ニワトリに年金? 吉川元農水省相収賄事件で脚光の「アニマルウェルフェア」とは

鶏卵農家の川原氏

吉川貴盛元農林水産大臣が2018年、大臣在任中に大手鶏卵生産会社元代表から賄賂を受け取ったとして、今年1月、東京地検特捜部に収賄の罪で在宅起訴された。賄賂の目的は、鶏の飼育環境に「アニマルウェルフェア」を反映させようという動きに反対してもらうことだった。「アニマルウェルフェア」とは? それを実行している鹿児島県の鶏卵農家を取材した。

日本も加盟する国際獣疫事務局(OIE、本部はパリ)は、家畜の飼育環境の国際基準に「アニマルウェルフェア」を反映させようとしていた。

「アニマルウェルフェア」とは、家畜の環境を改善し、苦痛やストレスを減らそうというもの。18年に巣箱や止まり木の設置を義務づける基準案を加盟国に提示した。

日本では金属製のバタリーケージに数羽ずつ入れて積み重ねる「ケージ飼い」が主流。1羽のスペースは狭い。OIEの基準案が通ると、施設の大幅改修が必要な上、現在のように効率的かつ大量に卵を生産することができなくなる。

そこで日本の業界団体などが18年、吉川元農林水産大臣に基準案に反対するよう求める要望書を提出。さらに鶏卵会社元代表が元大臣に賄賂を渡し、農水省として基準案に反対するよう要望した。その後、日本政府は「止まり木」や「巣箱」の設置義務化に反対する意見を提出し、これらの設置義務化は見送られた。

今回は見送られたとはいえ、EUの一部では以前からケージ飼育は禁止されており、ケージ飼育卵を使わないと宣言した外資系チェーンも。東京五輪でも海外の選手から100%ケージフリー卵を求める声が上がっていた。いつまでもこの流れを無視するわけにもいかなそうだ。

ではアニマルウェルフェアを実践している鶏卵業者とはどういうものか。鹿児島県曽於市で提携農家含め800羽を「庭先養鶏」しているサテライツ株式会社の農場のひとつを訪ねた。

代表の川原嵩信氏(52)によれば、この農場には70羽の鶏がおり、うちオスが7羽。敷地内に放し飼いにされた鶏は自由に動き回り、時にはボス争いも起こる。餌はおから、ぬか、無農薬の野菜、近所の野草、くず米など。
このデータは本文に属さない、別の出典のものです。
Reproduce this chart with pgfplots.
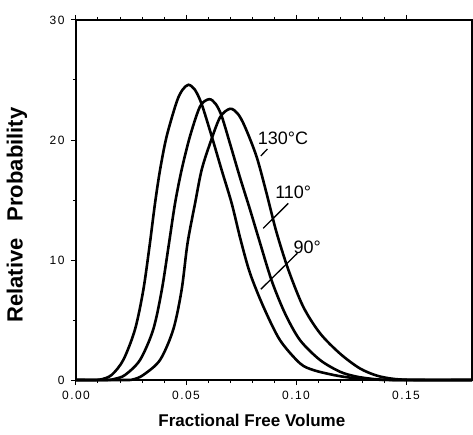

日本養鶏協会のサイトによれば鶏は1日1個の卵を産むというが、この農場では3日に1個ペース。手間もかかるため、10個864円と一般的な卵の4倍の値段だ。購入するのは体調管理にこだわるスポーツ選手やモデル、一般の人たち。親鶏の環境までさかのぼり、ストレスフリーな鶏が産んだ卵として選ばれている。

またこの農場では、卵を産まなくなった鶏をそのまま飼い続けている。ほとんどの鶏卵業者は、卵を産まなくなった鶏を「廃鶏」として処理し、食用、ペットのエサ用に出荷する。経済効率を優先し、それが当たり前になっている。川原氏も当初はそうしていたが、1年でやめた。「飼い犬を殺す夢を頻繁に見るようになって、死ぬまで飼うことにしました。最初は仕方なくでした」

夢にうなされて始めた終生飼育だったが、「卵を産まない鶏が普通にいることも、他の鶏がストレスを感じない要因になっていると思います。全体的に以前よりノビノビしています」。

卵を産まない雌鶏は63羽中30羽いる。「死ぬまで飼い続けることは、それまで働いてくれたことへの“年金”を払っていると思っています」という。

川原氏は「日本の鶏卵価格はここ30年、ほとんど値上がりしていません。大手の方々が、厳しい価格要求に応えるために努力をしてきたからです。一方で鶏が犠牲になってきたのも事実です」と語る。

消費者としては、安定して安く卵が買えるのはありがたい。選択肢が増えるのもありがたい。今後、何が残るかは、消費者次第だ。